[Plotting code records]
————

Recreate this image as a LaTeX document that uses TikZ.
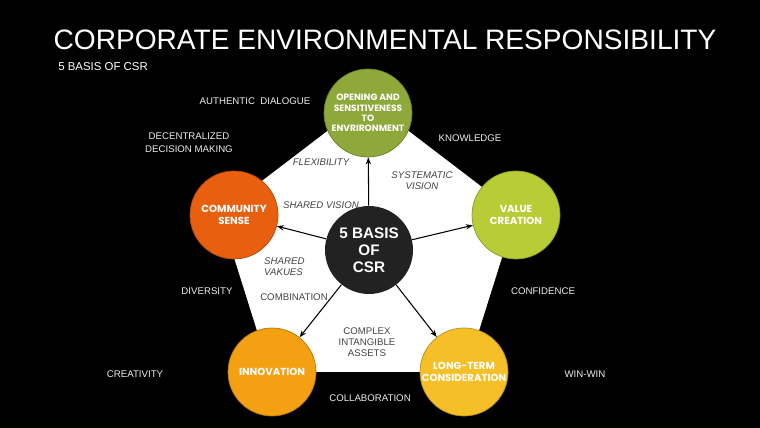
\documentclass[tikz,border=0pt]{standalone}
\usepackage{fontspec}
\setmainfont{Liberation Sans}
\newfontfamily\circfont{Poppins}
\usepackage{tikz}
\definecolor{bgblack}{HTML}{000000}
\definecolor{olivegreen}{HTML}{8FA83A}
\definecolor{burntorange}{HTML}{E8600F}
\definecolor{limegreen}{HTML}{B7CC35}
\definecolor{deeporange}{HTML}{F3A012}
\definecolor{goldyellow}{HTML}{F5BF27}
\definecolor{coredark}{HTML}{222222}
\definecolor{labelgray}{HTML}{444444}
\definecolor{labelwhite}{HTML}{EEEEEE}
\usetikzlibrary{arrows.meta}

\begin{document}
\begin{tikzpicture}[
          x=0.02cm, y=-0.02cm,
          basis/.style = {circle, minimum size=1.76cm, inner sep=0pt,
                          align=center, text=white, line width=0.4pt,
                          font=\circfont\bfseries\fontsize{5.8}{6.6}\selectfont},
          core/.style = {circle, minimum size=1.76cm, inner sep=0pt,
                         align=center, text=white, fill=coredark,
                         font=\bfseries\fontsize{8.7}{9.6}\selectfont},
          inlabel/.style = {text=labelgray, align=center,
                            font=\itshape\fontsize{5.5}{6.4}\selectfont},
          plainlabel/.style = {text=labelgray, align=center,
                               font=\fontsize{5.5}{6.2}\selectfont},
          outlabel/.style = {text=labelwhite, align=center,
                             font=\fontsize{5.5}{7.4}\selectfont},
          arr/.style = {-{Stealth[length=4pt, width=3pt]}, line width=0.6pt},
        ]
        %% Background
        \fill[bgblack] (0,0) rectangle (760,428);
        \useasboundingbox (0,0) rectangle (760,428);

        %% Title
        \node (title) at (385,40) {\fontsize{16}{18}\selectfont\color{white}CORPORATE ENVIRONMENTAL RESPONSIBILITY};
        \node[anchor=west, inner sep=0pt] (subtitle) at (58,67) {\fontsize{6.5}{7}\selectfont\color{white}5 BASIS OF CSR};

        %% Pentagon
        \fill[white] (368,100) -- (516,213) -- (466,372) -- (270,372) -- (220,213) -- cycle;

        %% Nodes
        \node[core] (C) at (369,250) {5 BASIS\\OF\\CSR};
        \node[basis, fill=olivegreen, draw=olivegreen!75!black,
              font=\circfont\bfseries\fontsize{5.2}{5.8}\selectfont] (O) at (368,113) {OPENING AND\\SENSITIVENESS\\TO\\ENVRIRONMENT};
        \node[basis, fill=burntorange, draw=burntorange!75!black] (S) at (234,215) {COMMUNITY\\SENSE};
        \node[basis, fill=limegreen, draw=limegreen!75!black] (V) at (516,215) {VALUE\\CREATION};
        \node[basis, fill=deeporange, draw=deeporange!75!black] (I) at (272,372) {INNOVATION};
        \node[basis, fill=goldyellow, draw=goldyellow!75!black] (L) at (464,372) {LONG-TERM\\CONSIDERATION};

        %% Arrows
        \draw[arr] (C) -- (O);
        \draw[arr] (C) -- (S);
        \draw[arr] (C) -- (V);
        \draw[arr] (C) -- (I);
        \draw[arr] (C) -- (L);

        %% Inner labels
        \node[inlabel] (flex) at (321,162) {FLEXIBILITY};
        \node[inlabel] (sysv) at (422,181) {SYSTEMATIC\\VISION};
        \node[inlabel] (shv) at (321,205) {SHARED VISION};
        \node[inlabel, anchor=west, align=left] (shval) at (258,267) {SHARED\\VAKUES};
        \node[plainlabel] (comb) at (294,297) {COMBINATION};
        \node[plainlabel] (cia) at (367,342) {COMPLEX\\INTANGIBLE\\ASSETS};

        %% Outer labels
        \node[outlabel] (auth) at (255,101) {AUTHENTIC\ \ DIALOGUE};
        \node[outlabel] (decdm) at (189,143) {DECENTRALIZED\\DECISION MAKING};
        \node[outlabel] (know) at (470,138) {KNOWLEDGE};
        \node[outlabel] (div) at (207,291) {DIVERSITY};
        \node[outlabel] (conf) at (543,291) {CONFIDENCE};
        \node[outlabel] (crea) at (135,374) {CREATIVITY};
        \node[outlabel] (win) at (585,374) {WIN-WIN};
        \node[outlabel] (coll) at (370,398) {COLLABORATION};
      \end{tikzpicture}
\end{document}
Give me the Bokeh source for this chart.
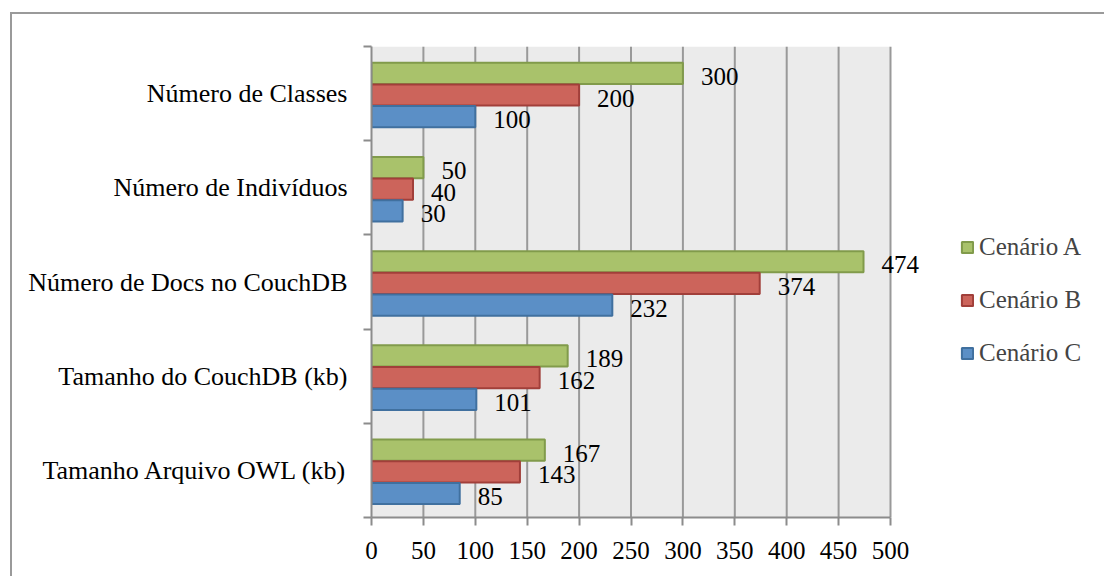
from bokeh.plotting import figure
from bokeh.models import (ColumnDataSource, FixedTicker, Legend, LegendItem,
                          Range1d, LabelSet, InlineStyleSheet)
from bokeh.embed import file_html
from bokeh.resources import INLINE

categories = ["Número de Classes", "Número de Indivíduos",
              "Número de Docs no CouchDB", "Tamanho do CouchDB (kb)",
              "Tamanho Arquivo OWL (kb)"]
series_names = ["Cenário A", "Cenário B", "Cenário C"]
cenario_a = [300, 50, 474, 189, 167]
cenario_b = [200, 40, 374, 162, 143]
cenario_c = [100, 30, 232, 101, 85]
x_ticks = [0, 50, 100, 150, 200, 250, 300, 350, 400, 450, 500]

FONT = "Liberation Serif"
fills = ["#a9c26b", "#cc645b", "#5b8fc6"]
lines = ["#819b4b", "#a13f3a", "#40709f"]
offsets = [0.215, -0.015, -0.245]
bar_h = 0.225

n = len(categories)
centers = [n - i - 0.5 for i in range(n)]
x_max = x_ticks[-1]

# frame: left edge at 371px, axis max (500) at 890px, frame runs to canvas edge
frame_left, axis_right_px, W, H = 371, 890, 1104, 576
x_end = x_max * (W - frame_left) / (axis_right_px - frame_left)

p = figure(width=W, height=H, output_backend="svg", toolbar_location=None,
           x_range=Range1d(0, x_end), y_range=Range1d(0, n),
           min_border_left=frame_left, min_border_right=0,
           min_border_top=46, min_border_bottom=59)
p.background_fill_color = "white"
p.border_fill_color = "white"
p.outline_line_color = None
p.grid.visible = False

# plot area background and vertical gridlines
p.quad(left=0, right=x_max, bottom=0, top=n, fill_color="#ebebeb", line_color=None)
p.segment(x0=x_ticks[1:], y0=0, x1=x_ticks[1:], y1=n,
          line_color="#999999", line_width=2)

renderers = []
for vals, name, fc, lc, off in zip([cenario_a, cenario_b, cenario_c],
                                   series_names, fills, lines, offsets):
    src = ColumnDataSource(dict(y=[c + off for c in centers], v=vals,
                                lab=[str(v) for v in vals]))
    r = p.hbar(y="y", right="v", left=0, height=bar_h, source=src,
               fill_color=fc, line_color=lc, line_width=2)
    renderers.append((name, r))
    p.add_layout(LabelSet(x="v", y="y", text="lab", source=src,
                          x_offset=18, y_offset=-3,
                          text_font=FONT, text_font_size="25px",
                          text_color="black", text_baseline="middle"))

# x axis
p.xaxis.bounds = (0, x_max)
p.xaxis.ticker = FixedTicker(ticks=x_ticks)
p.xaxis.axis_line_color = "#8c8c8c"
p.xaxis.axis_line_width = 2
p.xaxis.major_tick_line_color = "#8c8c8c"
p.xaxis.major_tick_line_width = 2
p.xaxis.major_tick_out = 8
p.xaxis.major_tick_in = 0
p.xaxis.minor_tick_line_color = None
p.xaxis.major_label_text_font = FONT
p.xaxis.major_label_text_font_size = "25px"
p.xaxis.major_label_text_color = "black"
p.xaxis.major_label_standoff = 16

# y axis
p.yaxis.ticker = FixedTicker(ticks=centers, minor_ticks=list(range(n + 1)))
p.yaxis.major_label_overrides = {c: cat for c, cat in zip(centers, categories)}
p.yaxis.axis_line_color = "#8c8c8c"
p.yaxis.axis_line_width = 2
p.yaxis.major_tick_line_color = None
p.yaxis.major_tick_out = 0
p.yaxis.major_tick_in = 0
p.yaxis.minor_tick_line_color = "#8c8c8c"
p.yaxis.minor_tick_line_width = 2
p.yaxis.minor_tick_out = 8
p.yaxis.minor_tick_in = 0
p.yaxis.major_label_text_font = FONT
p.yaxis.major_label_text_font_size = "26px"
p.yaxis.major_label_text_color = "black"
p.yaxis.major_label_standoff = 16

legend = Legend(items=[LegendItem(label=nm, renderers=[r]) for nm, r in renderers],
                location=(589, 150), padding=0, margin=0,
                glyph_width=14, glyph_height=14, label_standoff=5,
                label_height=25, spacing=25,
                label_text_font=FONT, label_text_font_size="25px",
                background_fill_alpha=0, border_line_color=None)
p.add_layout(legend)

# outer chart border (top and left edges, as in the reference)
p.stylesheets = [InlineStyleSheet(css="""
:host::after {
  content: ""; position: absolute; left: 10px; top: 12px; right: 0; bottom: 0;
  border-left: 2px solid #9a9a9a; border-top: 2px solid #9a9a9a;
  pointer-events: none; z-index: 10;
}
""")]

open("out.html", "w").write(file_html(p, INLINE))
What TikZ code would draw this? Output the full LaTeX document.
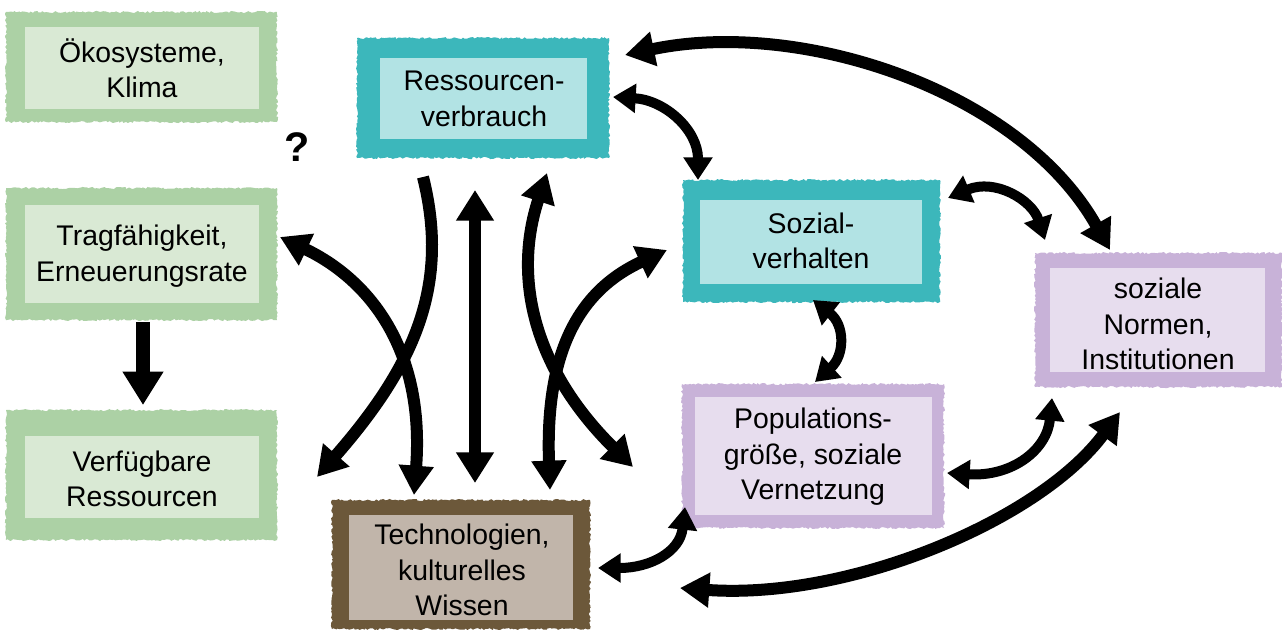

————

→ What you have to do
Reproduce only the lines running from the one that has "Give me the Bokeh source for this chart." through the one that has "from bokeh.resources import INLINE", ends included. Any pictures in that stretch should not be copied.

→ Right answer
Give me the Bokeh source for this chart.
from bokeh.plotting import figure
from bokeh.models import (ColumnDataSource, FixedTicker, Legend, LegendItem,
                          Range1d, LabelSet, InlineStyleSheet)
from bokeh.embed import file_html
from bokeh.resources import INLINE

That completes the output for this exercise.